The view spot is just past Weller Butte, along a ½ mile or so of trail that’s out in the open, just before the trail heads down to Twin Spring. In that ½ mile, you see the Seven Devils, the Wallowas, and the mountains near Pendleton - plus everything in between, which is amazingly flat. When you’ve views to the north and the east, you also see the wilderness, including Oregon Butte and it’s lookout.

The trail continues on down hill past Twin Spring and the top of one fork of Weller Creek, and becomes more decidedly downhill once past the junction with the Packer Trail to the east. It’s definitely in the woods most of the way, with small water crossings and now-and-again springs. Ponderosa pine dominate as you near the steeper downhill, and the undergrowth gets drier than what was in the woods higher up.

Once on the serious downhill, it’s open grassland until a final creek drainage before Fairview Bar and the Wenaha. Although that last drainage is steep, the rest of the trail is pretty well switched backed. And the creek drainage itself is a god spot for elk. I’ve seen them there more than once, and I’ve seen them on the next ridge over to west.

Trail Notes: There are several springs between Oregon Butte and the Wenaha. McBain is a well-worn trail off to the left once you come up off the saddle from Danger Point. Huckleberry Spring is a stream about 2 miles from McBain, and Retkowski Spring is a puddle, at least in the fall. Lodgepole is signed, and the water is down the hill a bit in a tub with a trail to it.
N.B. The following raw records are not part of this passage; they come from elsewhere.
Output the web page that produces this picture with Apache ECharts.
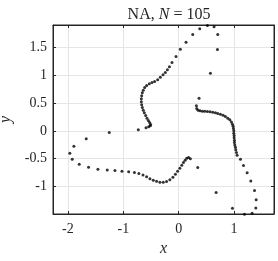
<!DOCTYPE html>
<html><head><meta charset="utf-8">
<script src="https://cdn.jsdelivr.net/npm/echarts@6/dist/echarts.min.js"></script>
<style>html,body{margin:0;padding:0;background:#fff;}#c{width:278px;height:261px;}</style>
</head><body><div id="c"></div>
<script>
const titleText = 'NA, N = 105';
const xTicks = [-2, -1, 0, 1];
const yTicks = [-1, -0.5, 0, 0.5, 1, 1.5];
const xRange = [-2.27, 1.72];
const yRange = [-1.5, 1.91];

const topArcX = [0.572, 0.699, 0.705, 0.638, 0.518, 0.379, 0.253, 0.132, 0.029, -0.049, -0.121];
const topArcY = [1.041, 1.468, 1.739, 1.877, 1.901, 1.841, 1.739, 1.601, 1.474, 1.342, 1.233];
const sCurveX = [-0.168, -0.205, -0.242, -0.284, -0.332, -0.380, -0.435, -0.483, -0.531, -0.579, -0.615, -0.640, -0.658, -0.669, -0.675, -0.675, -0.669, -0.658, -0.640, -0.621, -0.597, -0.573, -0.549, -0.525, -0.507, -0.513, -0.543, -0.591, -0.730];
const sCurveY = [1.155, 1.101, 1.053, 1.011, 0.969, 0.921, 0.890, 0.872, 0.848, 0.818, 0.782, 0.734, 0.686, 0.632, 0.578, 0.523, 0.469, 0.421, 0.373, 0.325, 0.277, 0.229, 0.186, 0.150, 0.114, 0.090, 0.072, 0.054, 0.018];
const leftX = [-1.254, -1.670, -1.893, -1.966, -1.923, -1.797, -1.628, -1.459, -1.291, -1.152, -1.025, -0.904];
const leftY = [-0.030, -0.144, -0.277, -0.403, -0.511, -0.602, -0.656, -0.692, -0.704, -0.716, -0.728, -0.737];
const bottomX = [-0.800, -0.720, -0.645, -0.580, -0.520, -0.460, -0.400, -0.340, -0.280, -0.220, -0.160, -0.105, -0.060, -0.020, 0.020, 0.055, 0.085, 0.115, 0.145, 0.178, 0.210, 0.343];
const bottomY = [-0.750, -0.770, -0.798, -0.830, -0.862, -0.890, -0.910, -0.925, -0.926, -0.912, -0.880, -0.838, -0.785, -0.730, -0.675, -0.622, -0.572, -0.530, -0.495, -0.481, -0.505, -0.662];
const rightX = [0.367, 0.319, 0.325, 0.349, 0.385, 0.427, 0.470, 0.518, 0.566, 0.614, 0.662, 0.705, 0.753, 0.801, 0.843, 0.886, 0.922, 0.952, 0.970, 0.982, 0.988, 0.994, 0.994, 1.000, 1.000, 1.006, 1.006, 1.012, 1.024, 1.030, 1.042, 1.054];
const rightY = [0.590, 0.451, 0.403, 0.373, 0.361, 0.355, 0.355, 0.349, 0.343, 0.337, 0.325, 0.313, 0.301, 0.283, 0.259, 0.229, 0.199, 0.162, 0.120, 0.084, 0.042, 0.000, -0.042, -0.084, -0.126, -0.168, -0.211, -0.253, -0.295, -0.343, -0.391, -0.439];
const tailX = [1.115, 1.169, 1.235, 1.301, 1.368, 1.398, 1.392, 1.325, 1.187, 0.970, 0.675];
const tailY = [-0.511, -0.626, -0.758, -0.903, -1.077, -1.245, -1.390, -1.486, -1.504, -1.396, -1.113];

const allX = [].concat(topArcX, sCurveX, leftX, bottomX, rightX, tailX);
const allY = [].concat(topArcY, sCurveY, leftY, bottomY, rightY, tailY);
const points = allX.map((x, i) => [x, allY[i]]);

const FONT = '"Liberation Serif", "DejaVu Serif", serif';
const TXT = '#262626';
const near = (v, arr) => arr.some(t => Math.abs(t - v) < 1e-6);

const chart = echarts.init(document.getElementById('c'), null, {renderer: 'canvas'});
const baseX = {
  type: 'value', min: xRange[0], max: xRange[1],
  axisLine: {show: true, onZero: false, lineStyle: {color: TXT, width: 1}},
  axisTick: {show: true, inside: true, length: 3, lineStyle: {color: TXT}, customValues: xTicks},
  splitLine: {show: true, lineStyle: {color: '#e5e5e5', width: 1}},
  axisLabel: {show: true, customValues: xTicks, color: TXT, fontFamily: FONT, fontSize: 14, margin: 8,
    formatter: v => near(v, xTicks) ? String(v) : ''}
};
const baseY = {
  type: 'value', min: yRange[0], max: yRange[1],
  axisLine: {show: true, onZero: false, lineStyle: {color: TXT, width: 1}},
  axisTick: {show: true, inside: true, length: 3, lineStyle: {color: TXT}, customValues: yTicks},
  splitLine: {show: true, lineStyle: {color: '#e5e5e5', width: 1}},
  axisLabel: {show: true, customValues: yTicks, color: TXT, fontFamily: FONT, fontSize: 14, margin: 6,
    formatter: v => near(v, yTicks) ? String(v) : ''}
};
chart.setOption({
  animation: false,
  backgroundColor: '#fff',
  title: {
    text: '{n|NA, }{i|N}{n| = 105}',
    left: 164, top: 2, textAlign: 'center',
    textStyle: {fontWeight: 'normal', rich: {
      n: {fontFamily: FONT, fontSize: 16, color: TXT, fontWeight: 'normal'},
      i: {fontFamily: FONT, fontSize: 16, color: TXT, fontStyle: 'italic', fontWeight: 'normal'}
    }}
  },
  grid: {left: 53, right: 4, top: 25, bottom: 47, show: true, borderColor: TXT, borderWidth: 1, backgroundColor: '#fff',
    containLabel: false, outerBoundsMode: 'none'},
  xAxis: [
    Object.assign({}, baseX, {position: 'bottom', name: 'x', nameLocation: 'middle', nameGap: 27,
      nameTextStyle: {fontFamily: FONT, fontSize: 16, fontStyle: 'italic', color: TXT}}),
    Object.assign({}, baseX, {position: 'top', splitLine: {show: false}, axisLabel: {show: false}})
  ],
  yAxis: [
    Object.assign({}, baseY, {position: 'left', name: 'y', nameLocation: 'middle', nameGap: 36, nameRotate: 90,
      nameTextStyle: {fontFamily: FONT, fontSize: 16, fontStyle: 'italic', color: TXT}}),
    Object.assign({}, baseY, {position: 'right', splitLine: {show: false}, axisLabel: {show: false}})
  ],
  series: [{
    type: 'scatter', data: points, symbol: 'circle', symbolSize: 3,
    itemStyle: {color: '#000'}, clip: false
  }]
});
</script></body></html>
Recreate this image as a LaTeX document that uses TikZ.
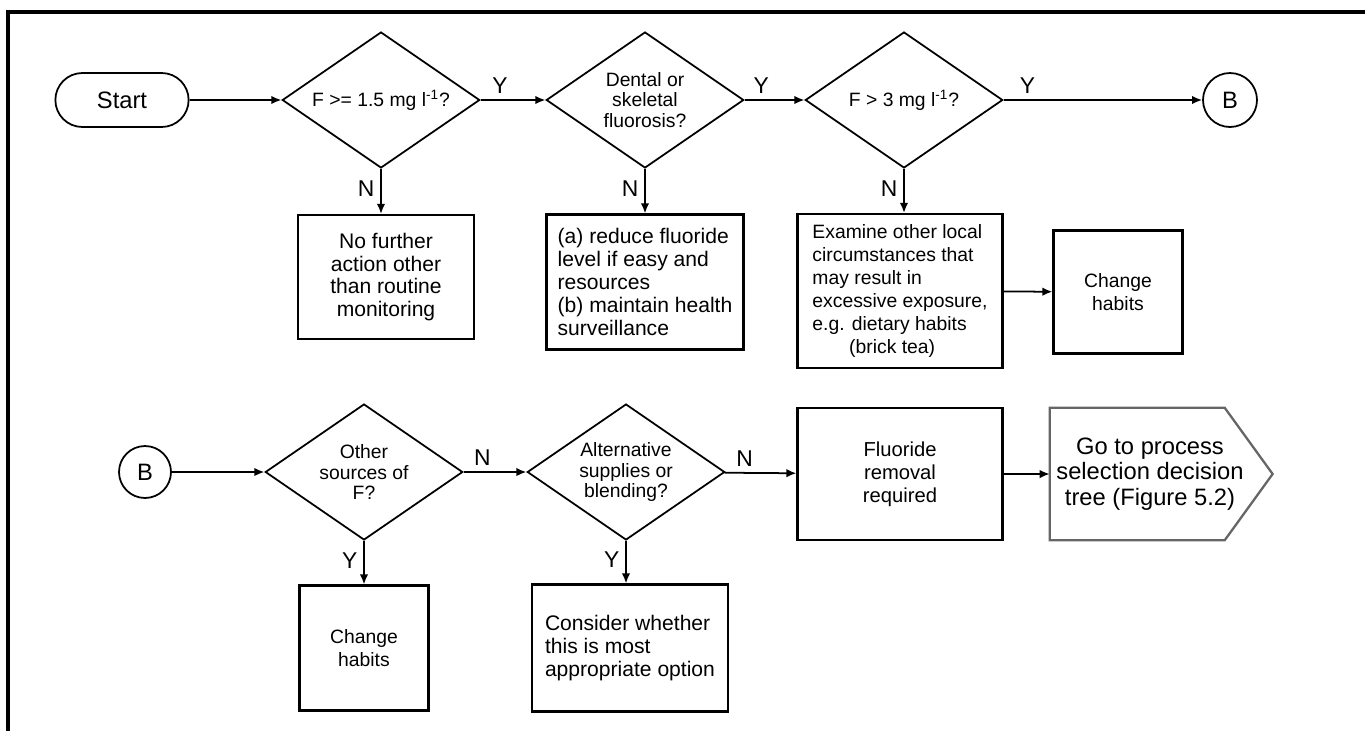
\documentclass[tikz,border=0pt]{standalone}
\usepackage{fontspec}
\setmainfont{Liberation Sans}
\usetikzlibrary{shapes.geometric,shapes.misc,arrows.meta}

\begin{document}
\begin{tikzpicture}[x=0.02cm,y=-0.02cm,
    decision/.style={diamond,draw,line width=1pt,inner sep=0pt,aspect=1.45,
        minimum width=3.95cm,minimum height=2.72cm,align=center,
        font=\fontsize{11}{11.5}\selectfont},
    actbox/.style={rectangle,draw,line width=1.3pt,inner sep=3pt,
        font=\fontsize{12}{13}\selectfont},
    connector/.style={circle,draw,line width=1pt,minimum size=1.08cm,
        inner sep=0pt,font=\fontsize{13.5}{15}\selectfont},
    flow/.style={draw,line width=1pt,-{Latex[length=2mm,width=1.7mm]}},
    yn/.style={font=\fontsize{13}{15}\selectfont}]

    % Frame
    \useasboundingbox (0,0) rectangle (1365,731);
    \draw[line width=2pt] (8,731) -- (8,12) -- (1365,12);

    % First row
    \node[rounded rectangle,draw,line width=1pt,minimum width=2.9cm,
        minimum height=1.08cm,font=\fontsize{13.5}{15}\selectfont] (start) at (122,100) {Start};
    \node[decision] (d1) at (381,100) {F >= 1.5 mg l\textsuperscript{-1}?};
    \node[decision] (d2) at (645,100) {Dental or\\skeletal\\fluorosis?};
    \node[decision] (d3) at (904,100) {F > 3 mg l\textsuperscript{-1}?};
    \node[connector] (b1) at (1230,100) {B};

    \node[actbox,minimum width=3.52cm,minimum height=2.48cm,align=center] (nofurther) at (386,277)
        {No further\\action other\\than routine\\monitoring};
    \node[actbox,minimum width=3.94cm,minimum height=2.7cm,align=left] (reduce) at (645,282)
        {(a) reduce fluoride\\level if easy and\\resources\\(b) maintain health\\surveillance};
    \node[actbox,minimum width=4.1cm,minimum height=3.08cm,align=left,
        font=\fontsize{11}{13}\selectfont] (examine) at (900,291)
        {Examine other local\\circumstances that\\may result in\\excessive exposure,\\e.g. dietary habits\\\hspace*{1.9em}(brick tea)};
    \node[actbox,minimum width=2.58cm,minimum height=2.46cm,align=center,
        font=\fontsize{11}{13}\selectfont] (habits1) at (1118,292)
        {Change\\habits};

    \draw[flow] (start) -- (d1);
    \draw[flow] (d1) -- node[yn,above,pos=0.3]{Y} (d2);
    \draw[flow] (d2) -- node[yn,above,pos=0.28]{Y} (d3);
    \draw[flow] (d3) -- node[yn,above,pos=0.12]{Y} (b1);
    \draw[flow] (d1.south) -- node[yn,left,pos=0.45]{N} (d1.south |- nofurther.north);
    \draw[flow] (d2.south) -- node[yn,left,pos=0.45]{N} (d2.south |- reduce.north);
    \draw[flow] (d3.south) -- node[yn,left,pos=0.45]{N} (d3.south |- examine.north);
    \draw[flow] (examine) -- (habits1);

    % Second row
    \node[connector,minimum size=1.04cm] (b2) at (145,472) {B};
    \node[decision] (d4) at (364,472) {Other\\sources of\\F?};
    \node[decision] (d5) at (626,472) {Alternative\\supplies or\\blending?};
    \node[actbox,minimum width=4.1cm,minimum height=2.64cm,align=center,
        font=\fontsize{11.5}{13}\selectfont] (removal) at (900,474)
        {Fluoride\\removal\\required};
    \node[minimum width=4cm,minimum height=2.64cm,inner sep=0pt,align=center,
        font=\fontsize{13.5}{14.5}\selectfont] (goto) at (1150,474)
        {Go to process\\selection decision\\tree (Figure 5.2)};
    \draw[draw=black!60,line width=1.3pt] (goto.north west) -- ([xshift=3.5cm]goto.north west)
        -- ([xshift=4.46cm]goto.west) -- ([xshift=3.5cm]goto.south west) -- (goto.south west) -- cycle;
    \node[actbox,minimum width=2.58cm,minimum height=2.5cm,align=center,
        font=\fontsize{11}{13}\selectfont] (habits2) at (364,648)
        {Change\\habits};
    \node[actbox,minimum width=3.92cm,minimum height=2.54cm,align=left] (consider) at (630,648)
        {Consider whether\\this is most\\appropriate option};

    \draw[flow] (b2) -- (d4);
    \draw[flow] (d4) -- node[yn,above,pos=0.3]{N} (d5);
    \draw[flow] (d5) -- node[yn,above,pos=0.28]{N} (removal);
    \draw[flow] (removal) -- (goto);
    \draw[flow] (d4.south) -- node[yn,left,pos=0.45]{Y} (d4.south |- habits2.north);
    \draw[flow] (d5.south) -- node[yn,left,pos=0.45]{Y} (d5.south |- consider.north);
\end{tikzpicture}
\end{document}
Once past Weller Butte, there are springs and water crossings fairly often. At Mud Springs, where there’s a log trough to the left of the trail, take the trail to the right up out of the spring area. To the left is just a big hunters camp.

Directions: The Wenaha end of the trail is 9.1 miles up the Wenaha River from the Troy trailhead, and the northwest end of the trail is 2.2 miles from the Teepee Trailhead at Oregon Butte, north and slightly east of the lookout.

Information: Pomeroy Ranger District, UNF, (509) 843-1891.

Maps: USGS Oregon Butte and Diamond Peak, Washington, and Eden, Oregon: Forest Service Wenaha-Tucannon Wilderness Map.

Connections: The trail connects with that to Oregon Butte from Teepee , from Panjab or Rattlesnake or Mount Misery and, of course, the Wenaha.